Tablet PC application development
State Farm is always interested in improving the effectiveness of mobile workers. The Systems (IT) Engineering area led an effort at the Research and Development Center that looked at simple conversions of applications to tablet PC technology. That research revealed that more work was needed to identify best practices for developing our tablet PC applications. After extensive online research, and discussions with end users and software companies, a prototype was created that demonstrated some of the key points learned.

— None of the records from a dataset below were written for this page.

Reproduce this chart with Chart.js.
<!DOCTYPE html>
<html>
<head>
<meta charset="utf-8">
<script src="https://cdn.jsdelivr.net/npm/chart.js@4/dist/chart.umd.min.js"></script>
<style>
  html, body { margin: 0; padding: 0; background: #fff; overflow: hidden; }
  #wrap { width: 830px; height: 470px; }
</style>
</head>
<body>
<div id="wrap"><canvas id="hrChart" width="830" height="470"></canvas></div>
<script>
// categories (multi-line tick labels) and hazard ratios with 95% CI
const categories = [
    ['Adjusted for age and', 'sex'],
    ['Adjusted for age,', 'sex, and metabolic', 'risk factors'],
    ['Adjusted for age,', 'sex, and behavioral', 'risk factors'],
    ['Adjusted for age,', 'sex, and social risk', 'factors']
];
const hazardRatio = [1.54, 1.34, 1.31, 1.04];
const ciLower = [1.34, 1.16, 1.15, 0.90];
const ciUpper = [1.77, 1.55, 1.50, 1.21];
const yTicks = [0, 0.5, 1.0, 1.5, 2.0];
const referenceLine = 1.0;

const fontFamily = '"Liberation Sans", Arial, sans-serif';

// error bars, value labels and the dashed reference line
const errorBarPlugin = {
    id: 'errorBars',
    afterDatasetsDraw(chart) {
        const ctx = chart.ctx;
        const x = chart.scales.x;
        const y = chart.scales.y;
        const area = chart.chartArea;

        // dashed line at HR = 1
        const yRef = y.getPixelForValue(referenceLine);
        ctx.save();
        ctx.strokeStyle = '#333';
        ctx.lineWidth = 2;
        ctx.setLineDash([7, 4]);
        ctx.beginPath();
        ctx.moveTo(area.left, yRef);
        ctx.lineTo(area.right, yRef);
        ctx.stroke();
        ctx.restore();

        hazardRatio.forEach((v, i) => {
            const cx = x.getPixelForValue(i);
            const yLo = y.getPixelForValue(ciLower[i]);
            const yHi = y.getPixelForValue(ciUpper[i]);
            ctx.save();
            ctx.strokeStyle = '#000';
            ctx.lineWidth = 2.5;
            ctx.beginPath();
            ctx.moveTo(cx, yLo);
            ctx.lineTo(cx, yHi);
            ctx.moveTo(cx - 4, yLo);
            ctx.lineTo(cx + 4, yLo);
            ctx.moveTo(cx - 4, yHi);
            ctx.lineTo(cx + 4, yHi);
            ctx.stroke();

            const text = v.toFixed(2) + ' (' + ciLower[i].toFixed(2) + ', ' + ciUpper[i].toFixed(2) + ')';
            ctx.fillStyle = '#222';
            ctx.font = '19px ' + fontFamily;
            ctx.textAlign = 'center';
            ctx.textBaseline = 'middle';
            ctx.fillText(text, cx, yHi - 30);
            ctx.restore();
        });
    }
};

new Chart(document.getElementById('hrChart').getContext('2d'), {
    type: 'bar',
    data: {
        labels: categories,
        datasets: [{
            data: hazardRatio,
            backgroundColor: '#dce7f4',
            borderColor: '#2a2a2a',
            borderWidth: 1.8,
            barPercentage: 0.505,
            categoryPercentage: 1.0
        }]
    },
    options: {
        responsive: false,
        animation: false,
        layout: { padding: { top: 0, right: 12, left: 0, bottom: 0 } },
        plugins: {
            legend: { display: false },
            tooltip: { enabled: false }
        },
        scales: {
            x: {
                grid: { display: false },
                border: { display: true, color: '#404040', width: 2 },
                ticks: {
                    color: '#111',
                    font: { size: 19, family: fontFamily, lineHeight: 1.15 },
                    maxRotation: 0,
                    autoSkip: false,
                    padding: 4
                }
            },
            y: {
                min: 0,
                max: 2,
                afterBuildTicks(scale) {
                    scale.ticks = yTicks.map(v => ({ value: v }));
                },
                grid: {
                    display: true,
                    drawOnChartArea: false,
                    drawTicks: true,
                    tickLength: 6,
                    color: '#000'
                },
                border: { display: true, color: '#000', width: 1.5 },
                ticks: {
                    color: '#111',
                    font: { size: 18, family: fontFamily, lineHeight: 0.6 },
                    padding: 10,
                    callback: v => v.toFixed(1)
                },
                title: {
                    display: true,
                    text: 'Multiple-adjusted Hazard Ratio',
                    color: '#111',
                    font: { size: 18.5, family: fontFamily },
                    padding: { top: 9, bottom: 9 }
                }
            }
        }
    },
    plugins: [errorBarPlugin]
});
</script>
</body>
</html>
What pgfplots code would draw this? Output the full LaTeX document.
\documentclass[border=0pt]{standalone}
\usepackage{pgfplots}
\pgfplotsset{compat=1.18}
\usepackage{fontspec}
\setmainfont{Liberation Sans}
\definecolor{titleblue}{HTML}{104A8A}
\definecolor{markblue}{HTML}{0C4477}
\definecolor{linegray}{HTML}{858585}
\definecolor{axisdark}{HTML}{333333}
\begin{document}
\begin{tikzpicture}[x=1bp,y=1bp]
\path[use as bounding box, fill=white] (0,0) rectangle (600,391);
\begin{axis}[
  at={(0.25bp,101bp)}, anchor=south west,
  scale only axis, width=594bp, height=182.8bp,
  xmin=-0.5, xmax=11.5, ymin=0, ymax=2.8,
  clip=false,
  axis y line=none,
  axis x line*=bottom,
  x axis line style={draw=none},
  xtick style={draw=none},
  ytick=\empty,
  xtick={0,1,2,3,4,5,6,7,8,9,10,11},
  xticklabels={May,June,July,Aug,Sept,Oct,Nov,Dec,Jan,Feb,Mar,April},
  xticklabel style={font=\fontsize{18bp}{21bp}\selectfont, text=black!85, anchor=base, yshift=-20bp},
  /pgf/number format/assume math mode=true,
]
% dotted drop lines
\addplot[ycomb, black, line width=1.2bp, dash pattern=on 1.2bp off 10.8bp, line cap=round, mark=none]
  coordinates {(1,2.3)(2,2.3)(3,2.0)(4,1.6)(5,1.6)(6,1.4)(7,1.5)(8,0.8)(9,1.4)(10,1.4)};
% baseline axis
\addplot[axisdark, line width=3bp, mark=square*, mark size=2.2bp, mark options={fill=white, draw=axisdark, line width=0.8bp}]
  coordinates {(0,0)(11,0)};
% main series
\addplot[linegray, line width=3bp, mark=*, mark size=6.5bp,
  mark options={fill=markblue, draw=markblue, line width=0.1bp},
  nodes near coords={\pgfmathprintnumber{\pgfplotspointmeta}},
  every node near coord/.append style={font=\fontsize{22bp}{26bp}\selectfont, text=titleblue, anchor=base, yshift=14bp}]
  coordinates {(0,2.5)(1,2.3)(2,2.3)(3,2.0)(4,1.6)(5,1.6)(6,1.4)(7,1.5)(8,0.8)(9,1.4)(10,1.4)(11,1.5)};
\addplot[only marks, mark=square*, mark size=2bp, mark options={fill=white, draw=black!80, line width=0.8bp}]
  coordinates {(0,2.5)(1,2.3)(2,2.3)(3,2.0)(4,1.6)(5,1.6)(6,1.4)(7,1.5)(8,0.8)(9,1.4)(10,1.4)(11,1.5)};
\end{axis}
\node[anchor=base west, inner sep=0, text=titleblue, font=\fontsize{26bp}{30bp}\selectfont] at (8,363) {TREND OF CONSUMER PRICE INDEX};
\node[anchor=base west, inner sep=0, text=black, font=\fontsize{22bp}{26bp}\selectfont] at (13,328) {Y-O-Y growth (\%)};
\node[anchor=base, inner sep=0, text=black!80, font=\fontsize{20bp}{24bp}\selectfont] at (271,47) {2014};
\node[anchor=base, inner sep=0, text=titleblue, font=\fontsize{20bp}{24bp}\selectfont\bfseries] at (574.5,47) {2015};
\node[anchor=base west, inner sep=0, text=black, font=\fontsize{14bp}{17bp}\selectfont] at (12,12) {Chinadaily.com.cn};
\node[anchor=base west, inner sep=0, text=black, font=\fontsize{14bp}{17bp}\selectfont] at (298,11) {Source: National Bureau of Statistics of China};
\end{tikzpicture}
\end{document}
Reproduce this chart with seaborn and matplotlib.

An intern continues to research practices for making more efficient tablet PC applications, and will create a full conceptual prototype of an existing application utilized by mobile workers. Feedback on the prototype will further refine the recommendations for integration of such applications for State Farm's mobile workforce.
Auto ratemaking analysis
The Property and Casualty Actuarial Department sought the help of the Research and Development Center and its actuarial interns to help analyze geographic ratemaking techniques used for auto insurance. Results of the analysis were used to help create changes incorporated into a rate filing with the Florida Office of Insurance Regulation. The Florida filing was approved and the new geographic structure implemented into auto insurance rates there.
Modular housing project
The Building Technology Research division of Strategic Resources conducted a project at the Research and Development Center focused on better understanding the modular housing market. The purpose of the study was to expand knowledge of the modular home market and determine what drivers are involved in this housing sector. Through primary and secondary research, literature review, and other research methods, the following questions were answered:
- Where are modular manufacturers predominantly located?
- Where are modular homes predominantly located?
- Where is the modular home market share coming from?
- Who buys modular homes?
- How much does an average modular home cost?
- Do modular homeowners face challenges with insurance?
- How might a State Farm agent differentiate between a stick-built home and a modular home (and does it matter)?
- What's the future outlook for the modular housing market?